When tort reform swept the country more than a decade ago, many states imposed numerous pre-suit requirements to weed out meritless claims against medical and non-medical professionals.
Tort reform, however, hasn’t been at the top of most states' legislative agenda in years.
Now it appears that some appeals courts may be pushing back against one of medical and non-medical professionals’ key, hard-earned defenses – certificates of merit.
In October 2017, the Oklahoma Supreme Court became the latest to strike down its state’s certificate of merit statute as unconstitutional. John v. Saint Francis Hospital, Inc., 405 P.3d 681, 687 (Oct. 25, 2017).
The John Court held: “the thrice incarnated affidavit of merit requirement found in Okla. Stat. tit. 12, § 19.1 (Supp. 2013)” “is an impermissible barrier to court access and an unconstitutional special law.”
The John Court held “[t]he courts of justice of the State shall be open to every person, and speedy and certain remedy afforded for every wrong and for every injury to person, property, or reputation; and right and justice shall be administered without sale, denial, delay, or prejudice.” Okla.
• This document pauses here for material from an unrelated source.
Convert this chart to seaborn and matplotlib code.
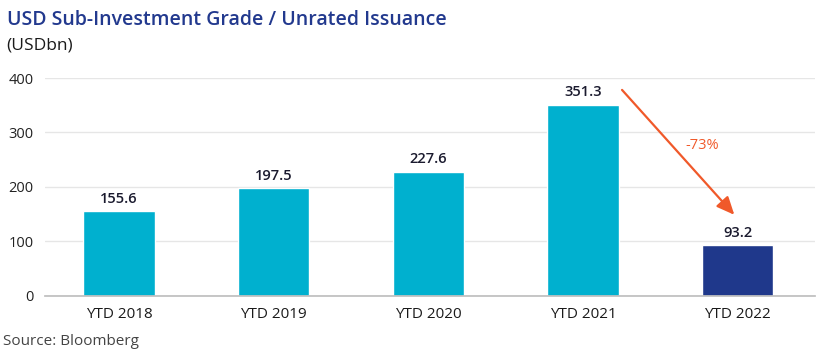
import matplotlib
matplotlib.use("Agg")
import matplotlib.pyplot as plt
import pandas as pd
import seaborn as sns

categories = ["YTD 2018", "YTD 2019", "YTD 2020", "YTD 2021", "YTD 2022"]
issuance = [155.6, 197.5, 227.6, 351.3, 93.2]
bar_colors = ["#00B0CF", "#00B0CF", "#00B0CF", "#00B0CF", "#1F388B"]
y_ticks = [0, 100, 200, 300, 400]
change_label = "-73%"

sns.set_theme(style="white")
plt.rcParams["font.family"] = ["Open Sans", "DejaVu Sans"]

df = pd.DataFrame({"period": categories, "value": issuance})

fig = plt.figure(figsize=(8.3, 3.63), dpi=100)
ax = fig.add_axes([0.054, 0.185, 0.928, 0.6])
sns.barplot(data=df, x="period", y="value", hue="period", palette=bar_colors,
            width=0.46, legend=False, ax=ax, saturation=1)

ax.set_ylim(0, 400)
ax.set_yticks(y_ticks)
ax.yaxis.grid(True, color="#E6E6E6", linewidth=1)
ax.set_axisbelow(True)
for side in ["left", "right", "top"]:
    ax.spines[side].set_visible(False)
ax.spines["bottom"].set_color("#BFBFBF")
ax.tick_params(axis="y", length=0, labelsize=10.5, colors="#222222", pad=8)
ax.tick_params(axis="x", length=0, labelsize=11, colors="#1A1A1A", pad=8)
for lbl in ax.get_xticklabels():
    lbl.set_fontweight("medium")
ax.set_xlabel("")
ax.set_ylabel("")
ax.set_xlim(-0.48, 4.5)

for i, v in enumerate(issuance):
    ax.text(i, v + 10, f"{v:.1f}", ha="center", va="bottom", fontsize=10.5,
            color="#1A1A2E", fontweight="semibold")

ax.annotate("", xy=(3.99, 145), xytext=(3.24, 382),
            arrowprops=dict(arrowstyle="-|>,head_length=0.9,head_width=0.4",
                            color="#F0592A", lw=1.6))
ax.text(3.77, 277, change_label, ha="center", va="center", fontsize=10.5,
        color="#F0592A")

fig.text(0.008, 0.945, "USD Sub-Investment Grade / Unrated Issuance", fontsize=14,
         color="#22398E", fontweight="semibold", va="center")
fig.text(0.008, 0.875, "(USDbn)", fontsize=12.5, color="#1A1A1A", va="center")
fig.text(0.004, 0.06, "Source: Bloomberg", fontsize=11, color="#444444", va="center")

fig.savefig("out.png", dpi=100)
Const. art. 2, §6.
Oklahoma’s newest certificate of merit statute was among the broadest in the country. Oklahoma Statute, Title 12, Section 19.1. It required plaintiffs to serve with their petition a certificate of merit to establish a breach of the standard of care by the defendant professional in any civil action for negligence. Id.
Oklahoma's Supreme Court had struck down an earlier statute limited only to medical malpractice claims. Wall v. Marouk, 302 P.3d 775 (Okla. 2013).